PG&E is currently fighting a barrage of lawsuits blaming it for poor power line maintenance that allegedly caused the October wildfires which burned nearly a quarter-million acres, destroyed more than 6,000 homes and killed 40 people in the North Bay, where insured losses have nearly topped $10 billion.
The utility’s new program could be bankrolled at least in part by hikes in customer rates. A PG&E spokeswoman said the cost of the program had yet to be determined.
The initiative would seek to bolster wildfire prevention and emergency response efforts, work with customers and first responders to establish enhanced safety measures and make a long-term effort to “harden the electric system to help reduce wildfires and keep customers safe,” a PG&E press release said.

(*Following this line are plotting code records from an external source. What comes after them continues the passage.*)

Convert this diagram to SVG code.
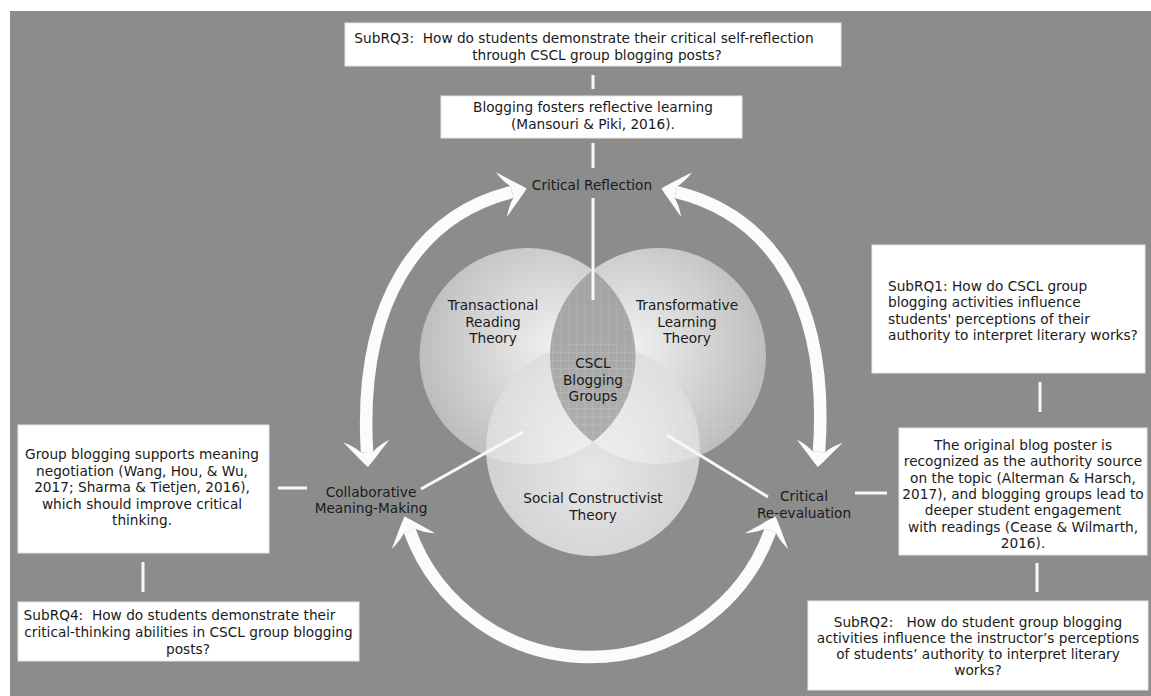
<svg xmlns="http://www.w3.org/2000/svg" xmlns:xlink="http://www.w3.org/1999/xlink" width="1151" height="696" viewBox="0 0 1151 696">
<style>
text{font-family:"DejaVu Sans","Liberation Sans",sans-serif;font-size:13.7px;fill:#1a1a1a}
.m{text-anchor:middle}
.box{fill:#ffffff;stroke:#e6e6e6;stroke-width:1}
.conn{stroke:#f8f8f8;stroke-width:3;fill:none}
.arc{stroke:#fbfbfb;stroke-width:12.5;fill:none}
.head{fill:#fbfbfb}
</style>
<defs>
<radialGradient id="gL" cx="0.62" cy="0.45" r="0.62">
<stop offset="0" stop-color="#f0f0f0"/><stop offset="1" stop-color="#bdbdbd"/>
</radialGradient>
<radialGradient id="gR" cx="0.38" cy="0.45" r="0.62">
<stop offset="0" stop-color="#f0f0f0"/><stop offset="1" stop-color="#bdbdbd"/>
</radialGradient>
<radialGradient id="gB" cx="0.5" cy="0.62" r="0.6">
<stop offset="0" stop-color="#fdfdfd"/><stop offset="1" stop-color="#dcdcdc"/>
</radialGradient>
<linearGradient id="gLens" x1="0" y1="0" x2="0" y2="1">
<stop offset="0" stop-color="#a2a2a2"/><stop offset="1" stop-color="#b0b0b0"/>
</linearGradient>
<pattern id="grid" width="8" height="8" patternUnits="userSpaceOnUse">
<path d="M8,0 L0,0 0,8" fill="none" stroke="#ffffff" stroke-opacity="0.08" stroke-width="0.8"/>
</pattern>
<clipPath id="clipR"><circle cx="658" cy="356" r="108"/></clipPath>
<path id="head" d="M0,0 C-6,-6 -16,-14 -26,-23 C-22,-14 -18,-9 -15,-6 L-15,6 C-18,9 -22,14 -26,23 C-16,14 -6,6 0,0 Z"/>
</defs>

<rect x="0" y="0" width="1151" height="696" fill="#ffffff"/>
<rect x="10" y="11" width="1141" height="685" fill="#8c8c8c"/>

<g id="venn">
<circle cx="527.5" cy="356" r="108" fill="url(#gL)"/>
<circle cx="658" cy="356" r="108" fill="url(#gR)"/>
<circle cx="593" cy="449" r="107" fill="url(#gB)" fill-opacity="0.8"/>
<circle cx="527.5" cy="356" r="108" fill="url(#gLens)" clip-path="url(#clipR)"/>
<circle cx="527.5" cy="356" r="108" fill="url(#grid)"/>
<circle cx="658" cy="356" r="108" fill="url(#grid)"/>
<circle cx="593" cy="449" r="107" fill="url(#grid)"/>
</g>

<g id="arrows">
<path class="arc" d="M512,192 C420,215 358,300 367,452"/>
<use xlink:href="#head" class="head" transform="translate(526.6,188.4) rotate(-14)"/>
<use xlink:href="#head" class="head" transform="translate(367.9,467) rotate(86.6)"/>
<path class="arc" d="M676,192 C770,215 830,300 819,452"/>
<use xlink:href="#head" class="head" transform="translate(661.4,188.4) rotate(-166.25)"/>
<use xlink:href="#head" class="head" transform="translate(817.9,467) rotate(94.1)"/>
<path class="arc" d="M409.6,530.7 A192,192 0 0 0 770.4,530.7"/>
<use xlink:href="#head" class="head" transform="translate(404.5,516.6) rotate(-110)"/>
<use xlink:href="#head" class="head" transform="translate(775.5,516.6) rotate(-70)"/>
</g>

<g id="connectors">
<line class="conn" x1="593" y1="75" x2="593" y2="89"/>
<line class="conn" x1="593" y1="143" x2="593" y2="168"/>
<line class="conn" x1="593" y1="198" x2="593" y2="300"/>
<line class="conn" x1="278" y1="488" x2="307" y2="488"/>
<line class="conn" x1="143" y1="562" x2="143" y2="592"/>
<line class="conn" x1="421" y1="489" x2="523" y2="432"/>
<line class="conn" x1="667" y1="435" x2="768" y2="497"/>
<line class="conn" x1="855" y1="493" x2="887" y2="493"/>
<line class="conn" x1="1040" y1="382" x2="1040" y2="412"/>
<line class="conn" x1="1037" y1="563" x2="1037" y2="592"/>
</g>

<g id="subrq3">
<rect class="box" x="345" y="23" width="496" height="43"/>
<text class="m" x="584" y="43" xml:space="preserve">SubRQ3:  How do students demonstrate their critical self-reflection</text>
<text class="m" x="597" y="60">through CSCL group blogging posts?</text>
</g>

<g id="reflective-learning">
<rect class="box" x="441" y="96" width="301" height="42"/>
<text class="m" x="593" y="112">Blogging fosters reflective learning</text>
<text class="m" x="593" y="129">(Mansouri &amp; Piki, 2016).</text>
</g>

<g id="critical-reflection">
<text class="m" x="592" y="190">Critical Reflection</text>
</g>

<g id="transactional">
<text class="m" x="493" y="310">Transactional</text>
<text class="m" x="493" y="326.7">Reading</text>
<text class="m" x="493" y="343.4">Theory</text>
</g>

<g id="transformative">
<text class="m" x="687" y="310">Transformative</text>
<text class="m" x="687" y="326.7">Learning</text>
<text class="m" x="687" y="343.4">Theory</text>
</g>

<g id="cscl">
<text class="m" x="593" y="368">CSCL</text>
<text class="m" x="593" y="384.7">Blogging</text>
<text class="m" x="593" y="401.4">Groups</text>
</g>

<g id="social">
<text class="m" x="593" y="503">Social Constructivist</text>
<text class="m" x="593" y="520">Theory</text>
</g>

<g id="collaborative">
<text class="m" x="371" y="497">Collaborative</text>
<text class="m" x="371" y="513">Meaning-Making</text>
</g>

<g id="re-evaluation">
<text class="m" x="804" y="501">Critical</text>
<text class="m" x="804" y="518">Re-evaluation</text>
</g>

<g id="meaning-negotiation">
<rect class="box" x="18" y="425" width="251" height="128"/>
<text class="m" x="142" y="459">Group blogging supports meaning</text>
<text class="m" x="142" y="475.5">negotiation (Wang, Hou, &amp; Wu,</text>
<text class="m" x="142" y="492">2017; Sharma &amp; Tietjen, 2016),</text>
<text class="m" x="142" y="508.5">which should improve critical</text>
<text class="m" x="142" y="525">thinking.</text>
</g>

<g id="subrq4">
<rect class="box" x="18" y="602" width="341" height="59"/>
<text class="m" x="179.5" y="620" xml:space="preserve">SubRQ4:  How do students demonstrate their</text>
<text class="m" x="188.5" y="637">critical-thinking abilities in CSCL group blogging</text>
<text class="m" x="188" y="654">posts?</text>
</g>

<g id="subrq1">
<rect class="box" x="872" y="245" width="273" height="128"/>
<text x="888" y="291">SubRQ1: How do CSCL group</text>
<text x="888" y="307">blogging activities influence</text>
<text x="888" y="324">students' perceptions of their</text>
<text x="888" y="340">authority to interpret literary works?</text>
</g>

<g id="authority-source">
<rect class="box" x="899" y="428" width="248" height="127"/>
<text class="m" x="1023" y="450">The original blog poster is</text>
<text class="m" x="1023" y="466.3">recognized as the authority source</text>
<text class="m" x="1023" y="482.6">on the topic (Alterman &amp; Harsch,</text>
<text class="m" x="1023" y="498.9">2017), and blogging groups lead to</text>
<text class="m" x="1023" y="515.2">deeper student engagement</text>
<text class="m" x="1023" y="531.5">with readings (Cease &amp; Wilmarth,</text>
<text class="m" x="1023" y="547.8">2016).</text>
</g>

<g id="subrq2">
<rect class="box" x="808" y="601" width="340" height="89"/>
<text class="m" x="978" y="627" xml:space="preserve">SubRQ2:   How do student group blogging</text>
<text class="m" x="978" y="643">activities influence the instructor’s perceptions</text>
<text class="m" x="978" y="659">of students’ authority to interpret literary</text>
<text class="m" x="978" y="675">works?</text>
</g>
</svg>
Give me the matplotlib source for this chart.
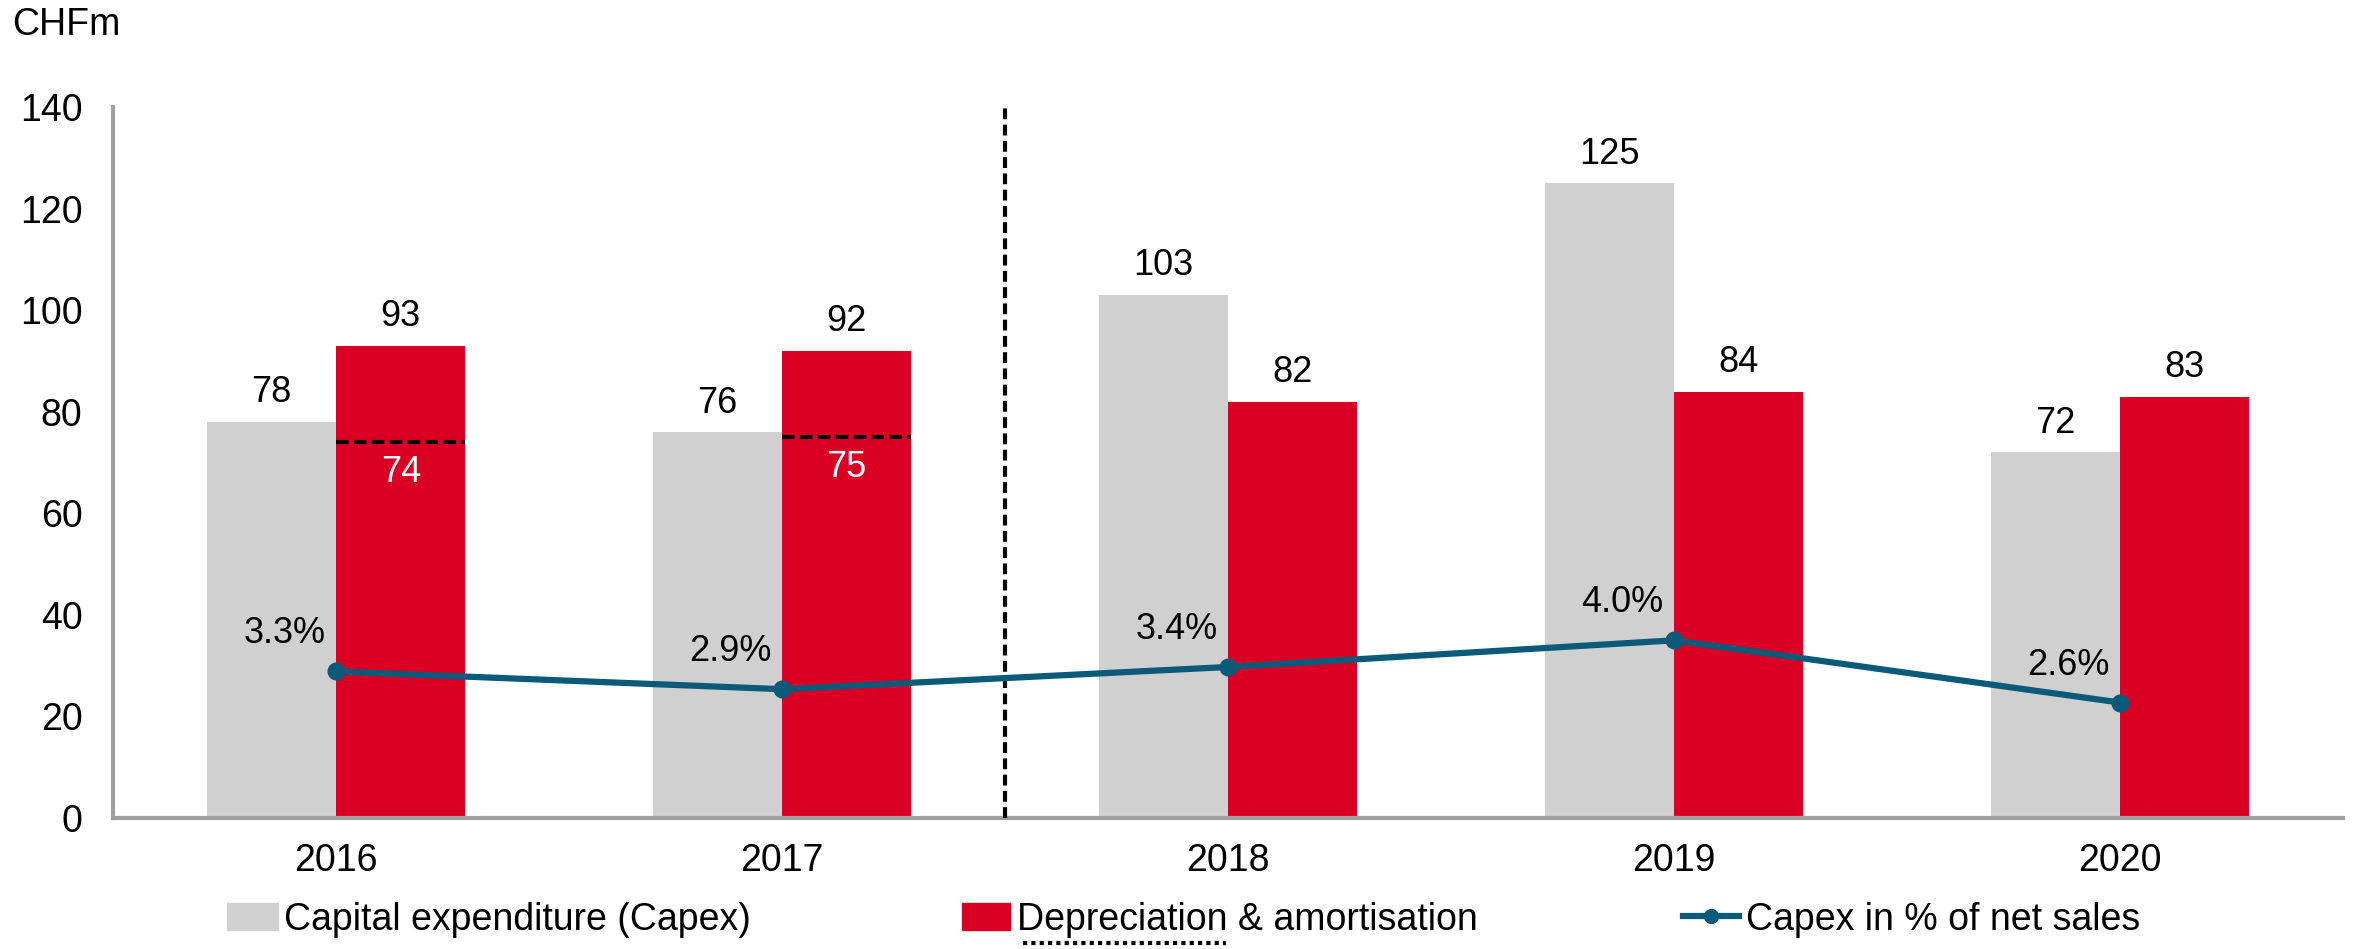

The company’s lawyers, in their first formal response to the lawsuits, attributed the most destructive wildfires in state history to “a confluence of unprecedented weather events” including drought, heavy rains that fostered vegetation growth, record summer heat and a “high wind event” on Oct. 8 and 9.
State investigations into the causes of the fires are ongoing. Santa Rosa city fire investigators determined that PG&E power lines buffeted by heavy winds the night of Oct. 8 ignited at least two small fires in city neighborhoods.
The utility’s new program establishes a wildfire safety operations center that will be set up next month in the company’s San Francisco headquarters, Hogan said. It will operate around the clock during the fire season, which typically runs from April to October or November, he said.
PG&E will contract with firefighters and aircraft to battle wildfires from August to November and assist the utility’s personnel in assessing risks in fire-prone areas, he said. Getting involved in firefighting is “not new to us,” Hogan said, but the program will involve a “significant expansion” of that activity.
PG&E will also install 100 to 200 new weather stations in high-risk areas, including Sonoma County, Hogan said.
Enhancing its vegetation management program, PG&E will clear a space 15 feet on both sides of its power lines, creating a 30-foot fire break “around our infrastructure” that will also provide access for first responders, he said.
As another safety measure, the utility will develop protocols for shutting off power lines in areas where “extreme fire conditions” are present.
Over the long term, PG&E will install new power lines that are stronger and coated with polyethylene to reduce the prospect of sparking when lines strike a bird or vegetation, he said.
Critics have asserted that multiple fires in October were ignited when windblown power lines hit bone-dry vegetation.